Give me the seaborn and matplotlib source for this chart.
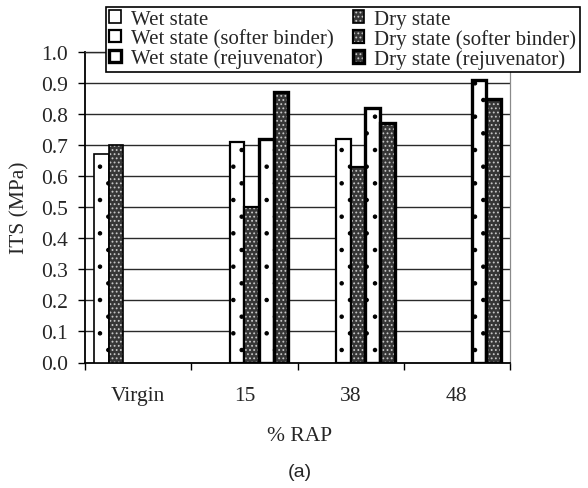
import numpy as np
import pandas as pd
import matplotlib
matplotlib.use("Agg")
import matplotlib.pyplot as plt
import matplotlib.colors as mcolors
from matplotlib.patches import Patch
from matplotlib.ticker import FixedLocator, NullFormatter
import seaborn as sns

# ---- data ----
categories = ["Virgin", "15", "38", "48"]
states = ["Wet state", "Dry state",
          "Wet state (softer binder)", "Dry state (softer binder)",
          "Wet state (rejuvenator)", "Dry state (rejuvenator)"]
wet = [0.67, np.nan, np.nan, np.nan]
dry = [0.70, np.nan, np.nan, np.nan]
wet_softer = [np.nan, 0.71, 0.72, np.nan]
dry_softer = [np.nan, 0.50, 0.63, np.nan]
wet_rejuv = [np.nan, 0.72, 0.82, 0.91]
dry_rejuv = [np.nan, 0.87, 0.77, 0.85]
y_ticks = [0.0, 0.1, 0.2, 0.3, 0.4, 0.5, 0.6, 0.7, 0.8, 0.9, 1.0]

series = [wet, dry, wet_softer, dry_softer, wet_rejuv, dry_rejuv]
rows = []
for st, vals in zip(states, series):
    for c, v in zip(categories, vals):
        if not np.isnan(v):
            rows.append({"RAP": c, "ITS": v, "State": st})
df = pd.DataFrame(rows)

# styles
is_dry = [False, True, False, True, False, True]
edge_lw = [1.2, 1.2, 1.6, 1.6, 2.4, 2.4]
wet_face = "#ffffff"
dry_face = "#363636"
dot_light = "#c8c8c8"
FS = 15.5

sns.set_style("white")
plt.rcParams["font.family"] = ["Liberation Serif", "DejaVu Serif"]
plt.rcParams["hatch.linewidth"] = 0.8

fig = plt.figure(figsize=(5.88, 4.89), dpi=100)
ax = fig.add_axes([85 / 588, 1 - 363.5 / 489, 425 / 588, 310.5 / 489])

width = 0.83
palette = {s: (dry_face if d else wet_face) for s, d in zip(states, is_dry)}
sns.barplot(data=df, x="RAP", y="ITS", hue="State", order=categories,
            hue_order=states, palette=palette, width=width, dodge=True,
            edgecolor="black", linewidth=1.2, saturation=1, legend=False,
            errorbar=None, ax=ax, zorder=3)

nh = len(states)
step = width / nh
for p in ax.patches:
    xc = p.get_x() + p.get_width() / 2
    off = xc - round(xc)
    slot = int(round((off + width / 2) / step - 0.5))
    slot = max(0, min(nh - 1, slot))
    p.set_linewidth(edge_lw[slot])
    p.set_edgecolor("black")
    if is_dry[slot]:
        p.set_facecolor(dry_face)
        p.set_hatch("....")
        p._hatch_color = mcolors.to_rgba(dot_light)
    else:
        p.set_facecolor(wet_face)
        p.set_hatch(".")
        p._hatch_color = mcolors.to_rgba("black")
    p.set_zorder(3)

ax.set_ylim(0, 1.0)
ax.set_xlim(-0.5, len(categories) - 0.5)
ax.set_yticks(y_ticks)
ax.set_yticklabels([f"{t:.1f}" for t in y_ticks])
for t in y_ticks[1:]:
    ax.axhline(t, color="#2a2a2a", lw=1.0, zorder=1)

# category boundary ticks (major) and centred labels (minor)
ax.xaxis.set_major_locator(FixedLocator(np.arange(-0.5, len(categories), 1.0)))
ax.xaxis.set_major_formatter(NullFormatter())
ax.xaxis.set_minor_locator(FixedLocator(np.arange(len(categories))))
ax.set_xticklabels(categories, minor=True)
ax.tick_params(axis="x", which="major", direction="out", length=5, width=1.0,
               color="black", bottom=True)
ax.tick_params(axis="x", which="minor", length=0, pad=17, labelsize=FS)
ax.tick_params(axis="y", direction="out", length=5, width=1.0, color="black",
               left=True, pad=7, labelsize=FS)
ax.set_xlabel("")
ax.set_ylabel("")

for side in ["left", "bottom"]:
    ax.spines[side].set_color("black")
    ax.spines[side].set_linewidth(1.3)
ax.spines["right"].set_color("#8a8a8a")
ax.spines["right"].set_linewidth(0.9)
ax.spines["top"].set_color("#2a2a2a")
ax.spines["top"].set_linewidth(1.0)
ax.grid(False)

fig.text(20 / 588, 1 - 208 / 489, "ITS (MPa)", rotation=90, ha="center",
         va="center", fontsize=FS)
fig.text(300 / 588, 1 - 437 / 489, "% RAP", ha="center", va="center",
         fontsize=FS)
fig.text(300 / 588, 1 - 473 / 489, "(a)", ha="center", va="center",
         fontsize=14, family=["Liberation Sans", "DejaVu Sans"])

def make_handle(i):
    if is_dry[i]:
        h = Patch(facecolor=dry_face, edgecolor="black", hatch="....", lw=edge_lw[i])
        h._hatch_color = mcolors.to_rgba(dot_light)
    else:
        h = Patch(facecolor=wet_face, edgecolor="black", hatch="", lw=edge_lw[i])
    return h

# legend is filled column by column: wet states left, dry states right
leg_order = [0, 2, 4, 1, 3, 5]
handles = [make_handle(i) for i in leg_order]
labels = [states[i] for i in leg_order]
leg = fig.legend(handles, labels, ncol=2, loc="upper left",
                 bbox_to_anchor=(106 / 588, 1 - 8 / 489),
                 frameon=True, fancybox=False, shadow=False, framealpha=1,
                 edgecolor="black", fontsize=15, labelspacing=0.0,
                 handlelength=0.55, handleheight=0.55, handletextpad=0.5,
                 columnspacing=0.9, borderpad=0.15, borderaxespad=0)
leg.get_frame().set_linewidth(1.2)

fig.savefig("out.png", dpi=100)
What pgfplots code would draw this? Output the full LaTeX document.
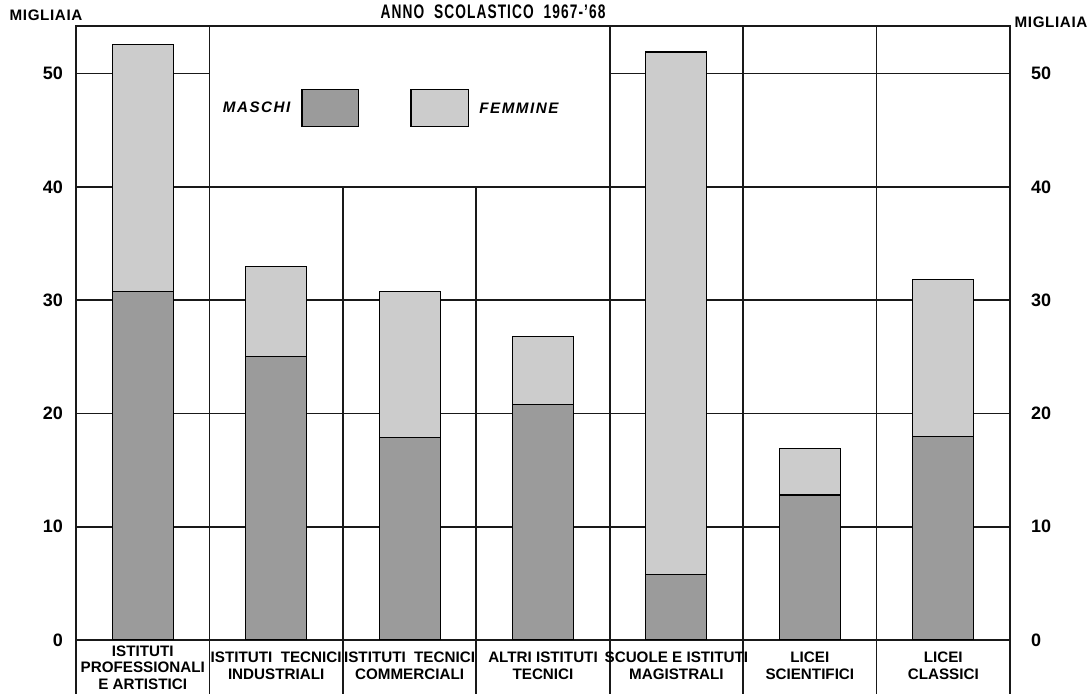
\documentclass[border=0pt]{standalone}
\usepackage{fontspec}
\setmainfont{Liberation Sans}
\usepackage{graphicx}
\usepackage{pgfplots}
\pgfplotsset{compat=1.18}
\usetikzlibrary{calc}

\definecolor{maschi}{RGB}{155,155,155}
\definecolor{femmine}{RGB}{204,204,204}
\definecolor{linea}{RGB}{25,25,25}

% migliaia di iscritti: maschi (m), femmine (f)
\pgfplotstableread{
x m f
0 30.8 21.8
1 25.0 8.0
2 17.9 12.9
3 20.8 6.0
4 5.8 46.1
5 12.8 4.1
6 18.0 13.8
}\dati

\newcommand{\lbl}{\bfseries\fontsize{7.6}{8.7}\selectfont}

\begin{document}
\begin{tikzpicture}

% asse di sinistra: griglia, etichette, legenda
\begin{axis}[
    name=ax, anchor=south west,
    scale only axis, width=467pt, height=307pt,
    xmin=-0.5, xmax=6.5, ymin=0, ymax=54.2,
    xtick=\empty, ytick={0,10,...,50}, ytick pos=left,
    major tick length=0pt,
    axis line style={linea, line width=0.8pt},
    /pgf/number format/assume math mode=true,
    yticklabel style={font=\bfseries\fontsize{9}{9}\selectfont, xshift=-3pt},
    clip=false,
]
    \addplot[draw=none] coordinates {(0,0)};
    % --- griglia ---
    \begin{scope}[linea, line width=0.8pt]
    \draw (axis cs:-0.5,10) -- (axis cs:6.5,10);
    \draw (axis cs:-0.5,20) -- (axis cs:6.5,20);
    \draw (axis cs:-0.5,30) -- (axis cs:6.5,30);
    \draw (axis cs:-0.5,40) -- (axis cs:6.5,40);
    \draw (axis cs:-0.5,50) -- (axis cs:0.5,50);
    \draw (axis cs:3.5,50) -- (axis cs:6.5,50);
    % divisori tra categorie (anche nella fascia delle etichette)
    \draw (axis cs:-0.5,0) -- (axis cs:-0.5,-4.8);
    \draw (axis cs:0.5,54.2) -- (axis cs:0.5,-4.8);
    \draw (axis cs:1.5,40) -- (axis cs:1.5,-4.8);
    \draw (axis cs:2.5,40) -- (axis cs:2.5,-4.8);
    \draw (axis cs:3.5,54.2) -- (axis cs:3.5,-4.8);
    \draw (axis cs:4.5,54.2) -- (axis cs:4.5,-4.8);
    \draw (axis cs:5.5,54.2) -- (axis cs:5.5,-4.8);
    \draw (axis cs:6.5,0) -- (axis cs:6.5,-4.8);
    \end{scope}

    % --- legenda ---
    \draw[fill=maschi, draw=black, line width=0.55pt] (axis cs:1.194,48.6) rectangle (axis cs:1.614,45.3);
    \draw[fill=femmine, draw=black, line width=0.55pt] (axis cs:2.011,48.6) rectangle (axis cs:2.439,45.3);
    \node[anchor=east, font=\bfseries\itshape\fontsize{7.6}{9}\selectfont\addfontfeature{LetterSpace=10}]
        at (axis cs:1.16,47.0) {MASCHI};
    \node[anchor=west, font=\bfseries\itshape\fontsize{7.6}{9}\selectfont\addfontfeature{LetterSpace=10}]
        at (axis cs:2.47,46.9) {FEMMINE};

    % --- etichette delle categorie ---
    \node[font=\bfseries\fontsize{7.6}{8.4}\selectfont, align=center, inner sep=0pt]
        at (axis cs:0,-2.45) {ISTITUTI\\PROFESSIONALI\\E ARTISTICI};
    \node[font=\lbl, align=center] at (axis cs:1,-2.25) {ISTITUTI\ \ TECNICI\\INDUSTRIALI};
    \node[font=\lbl, align=center] at (axis cs:2,-2.25) {ISTITUTI\ \ TECNICI\\COMMERCIALI};
    \node[font=\lbl, align=center] at (axis cs:3,-2.25) {ALTRI ISTITUTI\\TECNICI};
    \node[font=\lbl, align=center] at (axis cs:4,-2.25) {SCUOLE E ISTITUTI\\MAGISTRALI};
    \node[font=\lbl, align=center] at (axis cs:5,-2.25) {LICEI\\SCIENTIFICI};
    \node[font=\lbl, align=center] at (axis cs:6,-2.25) {LICEI\\CLASSICI};
\end{axis}

% asse di destra con le barre (disegnate sopra la griglia)
\begin{axis}[
    at={(ax.south west)}, anchor=south west,
    scale only axis, width=467pt, height=307pt,
    xmin=-0.5, xmax=6.5, ymin=0, ymax=54.2,
    ybar stacked, bar width=0.457,
    axis x line=none, axis y line*=right,
    ytick={0,10,...,50}, major tick length=0pt,
    axis line style={linea, line width=0.8pt},
    /pgf/number format/assume math mode=true,
    yticklabel style={font=\bfseries\fontsize{9}{9}\selectfont, xshift=7pt},
]
    \addplot[fill=maschi, draw=black, line width=0.55pt] table[x=x, y=m] {\dati};
    \addplot[fill=femmine, draw=black, line width=0.55pt] table[x=x, y=f] {\dati};
\end{axis}

% origine della pagina: 38pt a sinistra e 27pt sotto l'angolo dell'asse
\coordinate (O) at ($(ax.south west)+(-38pt,-27pt)$);
\node[font=\lbl\addfontfeature{LetterSpace=4}] at ($(O)+(23pt,339.5pt)$) {MIGLIAIA};
\node[font=\lbl\addfontfeature{LetterSpace=4}] at ($(O)+(525.5pt,336pt)$) {MIGLIAIA};
\node[font=\bfseries\fontsize{9.8}{10}\selectfont] at ($(O)+(246.5pt,341pt)$)
    {\scalebox{0.7}[1]{\addfontfeature{LetterSpace=8}ANNO\ \ SCOLASTICO\ \ 1967-'68}};

\pgfresetboundingbox
\path[use as bounding box] (O) rectangle ($(O)+(545.5pt,347pt)$);
\end{tikzpicture}
\end{document}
+ + + + +
** Given exercise **
Of the lines above, copy each that contains "seaborn".

** Reply **
Give me the seaborn and matplotlib source for this chart.
import seaborn as sns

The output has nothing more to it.